Resensi Red Cliff II

Inilah akhir cerita dari perang besar dalam kisah Tiga Kerajaan di Negeri China. Saya ga akan membahas film ini panjang-panjang karena yang namanya film perang itu penuh dengan siasat perang, adegan baku hantam dan panah melayang yang harus anda lihat sendiri untuk dapat merasakan mengapa perang ini sungguh-sungguh merupakan perang besar di China.

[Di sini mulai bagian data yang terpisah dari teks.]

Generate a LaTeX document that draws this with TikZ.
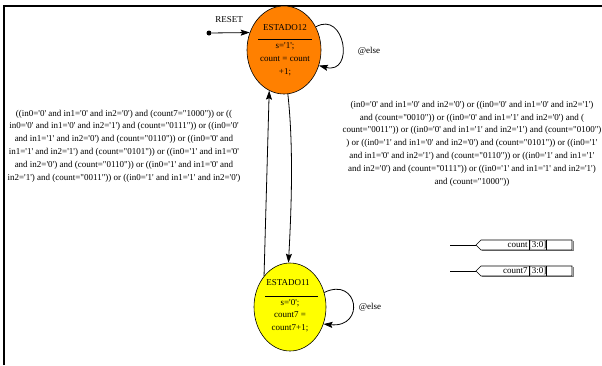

Ini adalah perang antara Zhou Yu (Tony Leung) dan Cao Cao (Zhang Fengyi). Zhou juga dibantu oleh Raja Bei yang bersekutu dengannya. Meskipun pada awal cerita Bei pergi meninggalkan Zhou karena ragu dengan kekuatannya, saat perang terjadi mereka bertarung bersama lagi. Dan tidak ketinggalan satu tokoh penting dalam keberhasilan Zhou, yaitu Zhuge Liang (Takeshi Kaneshiro), si pembuat siasat perang yang rada-rada mirip sama pawang cuaca karena sesungguhnya salah satu faktor penentu kemenangan Zhou adalah keadaan cuaca yang berhasil dibaca dengan tepat oleh Zhuge Liang. Selain itu, Cao Cao yang berhasil ditipu oleh Zai Cai (Zhao Wei), istri Zhou, juga salah satu faktor kemenangan Zhou. Hal ini seakan-akan semakin menegaskan bahwa wanita adalah salah satu senjata yang ampuh untuk mengalahkan pria.
Langsung ke pembahasan... bagi yang sudah menonton film ini, pasti setuju dengan saya kalo film ini benar-benar film perang. Meskipun adegan perang besarnya hanya berlangusng kira-kira setengah jam sebelum akhir film, tapi dari segala persiapan, siasat dan trik-trik yang terjadi, penonton pasti bisa membayangkan dan menunggu-nunggu datangnya perang besar itu. Dan yang menambah mantap mata kita yang menonton peperangan tersebut, tentu saja suara. Perang besar itu semakin mantap dengan adanya suara tabuhan genderang besar sebagai tanda mulai perang, gemuruh langkah kaki dan teriakan para prajurit yang berlari, dentuman bom yang diluncurkan meriam, dan dentingan pedang yang saling beradu. Jadi buat yang belum menonton film ini, saya anjurkan untuk mencari bioskop yang sudah mempunyai sound bagus. Salah satu pesan moral yang dapat diambil dari film ini, dan juga menjadi alasan Zai Cai pergi kepada Cao Cao memintanya untuk mundur dan mengalah pada Zhou, adalah bahwa yang namanya perang bagaimanapun hanya akan menyisakan penderitaan. Hal ini pula yang terlihat saat adik Zhou, yang pernah menjadi mata-mata dalam pasukan Cao Cao, menangis histeris saat melihat salah satu prajurit Cao yang dulu pernah dekat dengannya tertembak panah di hadapannya. Agaknya pesan ini yang sudah hilang dari film-film perang lain, baik yang fiksi maupun based on true stroy, yang lebih banyak mengumbar adegan kekerasan.

Tidak ada komentar:

Posting Komentar

Comment? Sharing?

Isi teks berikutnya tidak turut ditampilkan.